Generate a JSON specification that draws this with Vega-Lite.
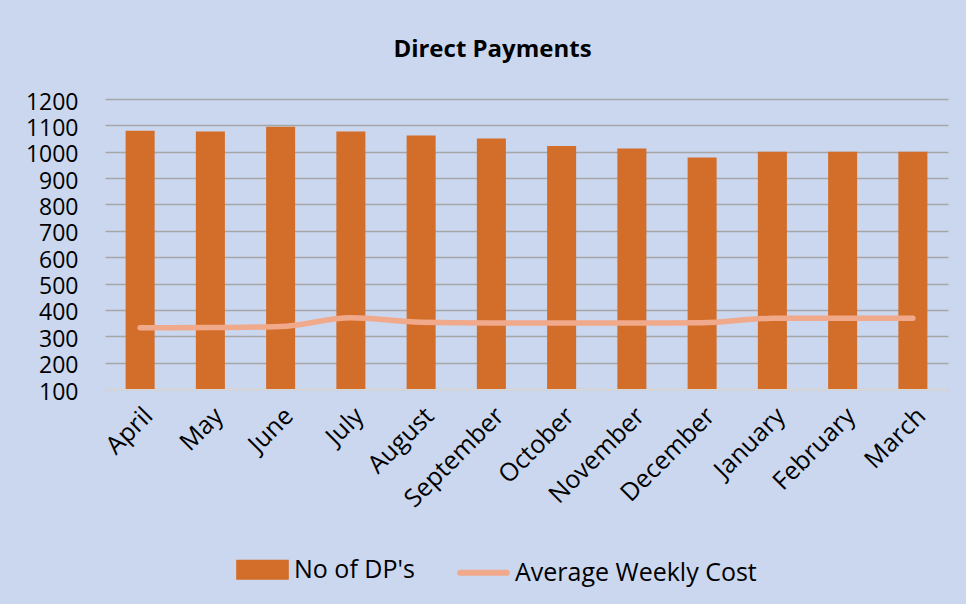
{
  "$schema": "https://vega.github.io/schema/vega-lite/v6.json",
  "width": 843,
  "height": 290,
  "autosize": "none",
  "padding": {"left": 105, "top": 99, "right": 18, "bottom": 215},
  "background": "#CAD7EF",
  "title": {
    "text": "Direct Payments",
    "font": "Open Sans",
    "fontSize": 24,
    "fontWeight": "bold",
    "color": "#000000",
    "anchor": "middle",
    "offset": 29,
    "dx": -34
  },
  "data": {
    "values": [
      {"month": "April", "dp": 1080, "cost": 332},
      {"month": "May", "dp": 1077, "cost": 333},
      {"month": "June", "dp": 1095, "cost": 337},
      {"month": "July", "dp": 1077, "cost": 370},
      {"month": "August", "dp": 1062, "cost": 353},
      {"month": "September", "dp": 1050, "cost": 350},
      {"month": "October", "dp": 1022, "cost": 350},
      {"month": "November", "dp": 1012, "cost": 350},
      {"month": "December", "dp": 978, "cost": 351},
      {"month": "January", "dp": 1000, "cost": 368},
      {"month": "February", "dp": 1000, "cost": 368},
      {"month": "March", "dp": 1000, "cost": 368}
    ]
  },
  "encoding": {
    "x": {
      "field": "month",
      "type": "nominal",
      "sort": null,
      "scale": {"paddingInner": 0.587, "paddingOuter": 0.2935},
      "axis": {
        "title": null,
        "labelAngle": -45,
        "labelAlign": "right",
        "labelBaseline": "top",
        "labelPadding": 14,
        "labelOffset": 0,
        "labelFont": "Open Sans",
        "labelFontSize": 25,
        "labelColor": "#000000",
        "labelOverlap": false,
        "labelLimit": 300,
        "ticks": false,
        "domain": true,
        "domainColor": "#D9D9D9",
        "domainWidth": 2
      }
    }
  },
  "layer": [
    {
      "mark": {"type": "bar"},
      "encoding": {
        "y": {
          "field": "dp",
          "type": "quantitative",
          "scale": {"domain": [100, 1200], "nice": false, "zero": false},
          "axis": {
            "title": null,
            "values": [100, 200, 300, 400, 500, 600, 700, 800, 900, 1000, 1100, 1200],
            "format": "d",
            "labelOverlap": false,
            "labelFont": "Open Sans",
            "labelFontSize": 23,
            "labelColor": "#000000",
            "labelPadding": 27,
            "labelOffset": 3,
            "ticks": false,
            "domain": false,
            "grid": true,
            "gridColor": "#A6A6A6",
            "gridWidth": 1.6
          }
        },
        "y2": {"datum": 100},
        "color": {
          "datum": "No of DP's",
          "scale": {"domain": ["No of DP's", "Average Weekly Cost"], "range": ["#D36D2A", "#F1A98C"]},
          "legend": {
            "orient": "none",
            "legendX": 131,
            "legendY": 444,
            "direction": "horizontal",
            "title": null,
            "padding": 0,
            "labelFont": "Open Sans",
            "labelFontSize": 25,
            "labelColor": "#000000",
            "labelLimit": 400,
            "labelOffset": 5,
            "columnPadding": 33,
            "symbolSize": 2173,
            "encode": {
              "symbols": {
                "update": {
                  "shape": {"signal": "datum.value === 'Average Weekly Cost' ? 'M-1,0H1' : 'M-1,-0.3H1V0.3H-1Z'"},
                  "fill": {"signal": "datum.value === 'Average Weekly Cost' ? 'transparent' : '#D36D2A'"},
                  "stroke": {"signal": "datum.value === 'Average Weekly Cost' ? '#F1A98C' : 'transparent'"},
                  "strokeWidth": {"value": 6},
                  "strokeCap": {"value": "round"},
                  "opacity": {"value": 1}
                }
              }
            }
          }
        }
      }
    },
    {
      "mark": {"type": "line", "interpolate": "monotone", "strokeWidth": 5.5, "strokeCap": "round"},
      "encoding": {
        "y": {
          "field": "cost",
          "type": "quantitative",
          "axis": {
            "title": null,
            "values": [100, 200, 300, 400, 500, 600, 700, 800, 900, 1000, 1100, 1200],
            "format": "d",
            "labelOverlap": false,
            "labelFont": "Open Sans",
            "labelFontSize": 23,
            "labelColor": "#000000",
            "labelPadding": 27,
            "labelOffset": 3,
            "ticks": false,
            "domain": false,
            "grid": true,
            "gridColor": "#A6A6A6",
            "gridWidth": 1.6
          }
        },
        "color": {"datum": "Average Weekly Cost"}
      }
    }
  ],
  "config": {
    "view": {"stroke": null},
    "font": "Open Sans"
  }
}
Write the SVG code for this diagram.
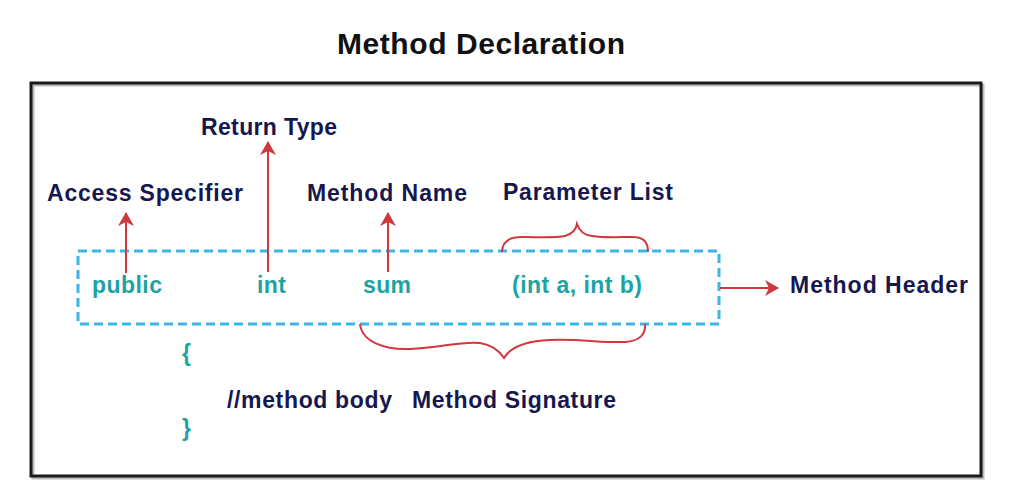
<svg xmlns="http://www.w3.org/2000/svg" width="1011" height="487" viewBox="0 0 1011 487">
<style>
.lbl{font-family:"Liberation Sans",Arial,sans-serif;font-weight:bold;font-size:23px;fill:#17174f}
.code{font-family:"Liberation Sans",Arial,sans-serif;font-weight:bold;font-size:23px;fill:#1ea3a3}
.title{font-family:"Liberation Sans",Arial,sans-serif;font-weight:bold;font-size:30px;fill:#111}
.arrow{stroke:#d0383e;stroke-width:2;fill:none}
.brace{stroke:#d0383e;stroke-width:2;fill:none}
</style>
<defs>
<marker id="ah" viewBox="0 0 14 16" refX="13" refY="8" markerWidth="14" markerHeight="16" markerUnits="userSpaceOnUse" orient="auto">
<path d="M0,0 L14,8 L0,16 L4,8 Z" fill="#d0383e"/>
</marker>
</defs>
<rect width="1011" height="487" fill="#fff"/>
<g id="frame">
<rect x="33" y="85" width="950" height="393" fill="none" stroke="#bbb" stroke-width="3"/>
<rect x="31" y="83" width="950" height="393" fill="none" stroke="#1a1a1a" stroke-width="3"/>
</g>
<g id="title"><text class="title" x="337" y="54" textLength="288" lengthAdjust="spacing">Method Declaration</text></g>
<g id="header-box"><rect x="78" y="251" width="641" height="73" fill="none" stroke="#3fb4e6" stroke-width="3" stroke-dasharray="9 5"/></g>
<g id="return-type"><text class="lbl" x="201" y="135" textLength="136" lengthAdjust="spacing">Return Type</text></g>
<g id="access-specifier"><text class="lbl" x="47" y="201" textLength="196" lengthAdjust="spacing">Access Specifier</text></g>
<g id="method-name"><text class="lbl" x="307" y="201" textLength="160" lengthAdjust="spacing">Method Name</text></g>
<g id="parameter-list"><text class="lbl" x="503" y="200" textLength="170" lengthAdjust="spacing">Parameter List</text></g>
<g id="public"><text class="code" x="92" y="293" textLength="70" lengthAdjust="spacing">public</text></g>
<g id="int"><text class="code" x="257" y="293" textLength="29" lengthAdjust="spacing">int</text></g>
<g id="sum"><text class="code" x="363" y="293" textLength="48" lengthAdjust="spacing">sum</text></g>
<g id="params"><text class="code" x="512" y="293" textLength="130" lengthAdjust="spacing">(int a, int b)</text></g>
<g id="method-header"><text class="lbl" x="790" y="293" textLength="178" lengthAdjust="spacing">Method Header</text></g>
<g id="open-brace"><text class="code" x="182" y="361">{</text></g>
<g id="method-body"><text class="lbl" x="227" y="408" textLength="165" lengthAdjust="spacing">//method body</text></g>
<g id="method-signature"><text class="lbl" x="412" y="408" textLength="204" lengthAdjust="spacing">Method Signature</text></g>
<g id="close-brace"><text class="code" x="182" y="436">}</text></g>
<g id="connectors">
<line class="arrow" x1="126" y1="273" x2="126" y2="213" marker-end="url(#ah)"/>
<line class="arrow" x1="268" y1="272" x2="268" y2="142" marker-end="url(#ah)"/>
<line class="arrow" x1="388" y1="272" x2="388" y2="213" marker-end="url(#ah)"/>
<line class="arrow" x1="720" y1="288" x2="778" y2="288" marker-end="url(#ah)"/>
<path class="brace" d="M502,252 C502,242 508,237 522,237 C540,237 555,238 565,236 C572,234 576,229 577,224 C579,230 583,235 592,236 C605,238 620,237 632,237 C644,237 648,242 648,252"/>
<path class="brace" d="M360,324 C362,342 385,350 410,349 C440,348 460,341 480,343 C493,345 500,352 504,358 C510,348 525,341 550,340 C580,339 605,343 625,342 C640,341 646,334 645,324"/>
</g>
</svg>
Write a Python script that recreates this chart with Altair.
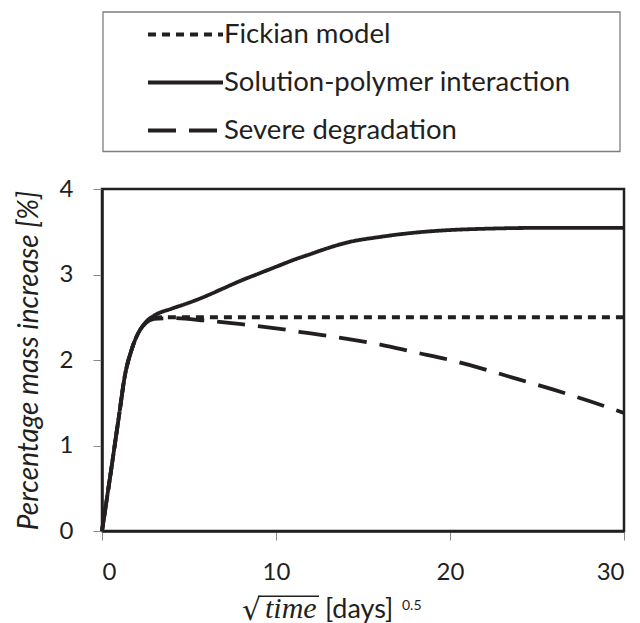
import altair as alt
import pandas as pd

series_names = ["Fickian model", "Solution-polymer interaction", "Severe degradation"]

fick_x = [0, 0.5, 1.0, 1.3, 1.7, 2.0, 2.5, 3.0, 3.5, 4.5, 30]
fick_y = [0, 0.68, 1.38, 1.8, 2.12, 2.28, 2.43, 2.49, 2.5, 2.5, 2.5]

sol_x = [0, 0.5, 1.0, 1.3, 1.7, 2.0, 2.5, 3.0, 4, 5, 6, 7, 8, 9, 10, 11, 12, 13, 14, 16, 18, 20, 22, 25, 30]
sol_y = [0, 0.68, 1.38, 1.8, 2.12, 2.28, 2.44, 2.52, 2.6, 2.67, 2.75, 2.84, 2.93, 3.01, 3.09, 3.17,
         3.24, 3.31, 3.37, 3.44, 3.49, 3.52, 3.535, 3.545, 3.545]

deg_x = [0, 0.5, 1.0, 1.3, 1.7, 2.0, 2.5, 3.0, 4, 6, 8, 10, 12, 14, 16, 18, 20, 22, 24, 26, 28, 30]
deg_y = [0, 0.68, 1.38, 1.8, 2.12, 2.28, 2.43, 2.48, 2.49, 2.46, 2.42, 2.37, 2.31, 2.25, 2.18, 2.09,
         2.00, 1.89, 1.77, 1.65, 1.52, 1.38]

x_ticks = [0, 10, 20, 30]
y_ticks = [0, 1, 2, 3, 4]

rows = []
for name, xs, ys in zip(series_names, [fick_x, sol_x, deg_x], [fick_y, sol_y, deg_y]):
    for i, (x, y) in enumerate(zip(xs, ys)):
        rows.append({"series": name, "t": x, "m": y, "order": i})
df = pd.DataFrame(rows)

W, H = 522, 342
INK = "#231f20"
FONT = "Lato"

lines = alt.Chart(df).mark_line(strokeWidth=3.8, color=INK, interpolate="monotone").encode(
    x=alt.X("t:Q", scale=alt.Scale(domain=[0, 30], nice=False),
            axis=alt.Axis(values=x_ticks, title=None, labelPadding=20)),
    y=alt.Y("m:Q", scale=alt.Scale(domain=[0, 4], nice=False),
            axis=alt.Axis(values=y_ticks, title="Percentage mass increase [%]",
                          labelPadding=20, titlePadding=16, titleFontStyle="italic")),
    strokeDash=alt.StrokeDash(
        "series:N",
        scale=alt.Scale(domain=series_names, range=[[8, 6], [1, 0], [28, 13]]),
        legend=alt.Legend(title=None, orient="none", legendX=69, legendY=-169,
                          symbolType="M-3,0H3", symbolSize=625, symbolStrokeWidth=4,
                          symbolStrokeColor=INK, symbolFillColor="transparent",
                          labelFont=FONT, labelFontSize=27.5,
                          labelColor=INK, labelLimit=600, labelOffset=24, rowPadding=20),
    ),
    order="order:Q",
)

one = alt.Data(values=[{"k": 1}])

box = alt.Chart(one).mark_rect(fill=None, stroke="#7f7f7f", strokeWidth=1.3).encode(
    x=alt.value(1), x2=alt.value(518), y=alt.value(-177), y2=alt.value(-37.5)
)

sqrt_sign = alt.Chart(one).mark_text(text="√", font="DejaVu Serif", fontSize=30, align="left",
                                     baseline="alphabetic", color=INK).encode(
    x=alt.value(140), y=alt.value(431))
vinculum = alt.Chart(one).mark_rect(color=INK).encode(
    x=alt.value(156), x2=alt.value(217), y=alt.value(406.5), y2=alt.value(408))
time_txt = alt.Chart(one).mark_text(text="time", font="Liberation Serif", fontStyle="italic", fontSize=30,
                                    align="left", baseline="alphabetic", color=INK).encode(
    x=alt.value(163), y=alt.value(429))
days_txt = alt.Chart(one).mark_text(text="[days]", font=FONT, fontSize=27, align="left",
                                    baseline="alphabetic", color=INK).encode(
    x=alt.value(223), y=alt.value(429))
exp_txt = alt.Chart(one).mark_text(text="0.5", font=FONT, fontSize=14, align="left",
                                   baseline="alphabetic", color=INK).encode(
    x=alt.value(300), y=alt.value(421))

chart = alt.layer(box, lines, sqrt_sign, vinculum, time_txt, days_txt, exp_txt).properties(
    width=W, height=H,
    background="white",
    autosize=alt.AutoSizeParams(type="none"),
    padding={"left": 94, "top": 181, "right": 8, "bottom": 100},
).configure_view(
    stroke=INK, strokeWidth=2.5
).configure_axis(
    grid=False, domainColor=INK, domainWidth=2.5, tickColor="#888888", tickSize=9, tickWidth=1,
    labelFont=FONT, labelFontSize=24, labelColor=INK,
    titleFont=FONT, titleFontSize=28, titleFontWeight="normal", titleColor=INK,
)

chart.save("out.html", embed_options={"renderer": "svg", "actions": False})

━━━━

> _PROBLEM DETAILS_: Each line above that holds the string "Write" should be copied and shown.

> _RESPONSE TO THE EXERCISE_:
Write the SVG code for this diagram.
Write a Python script that recreates this chart with Altair.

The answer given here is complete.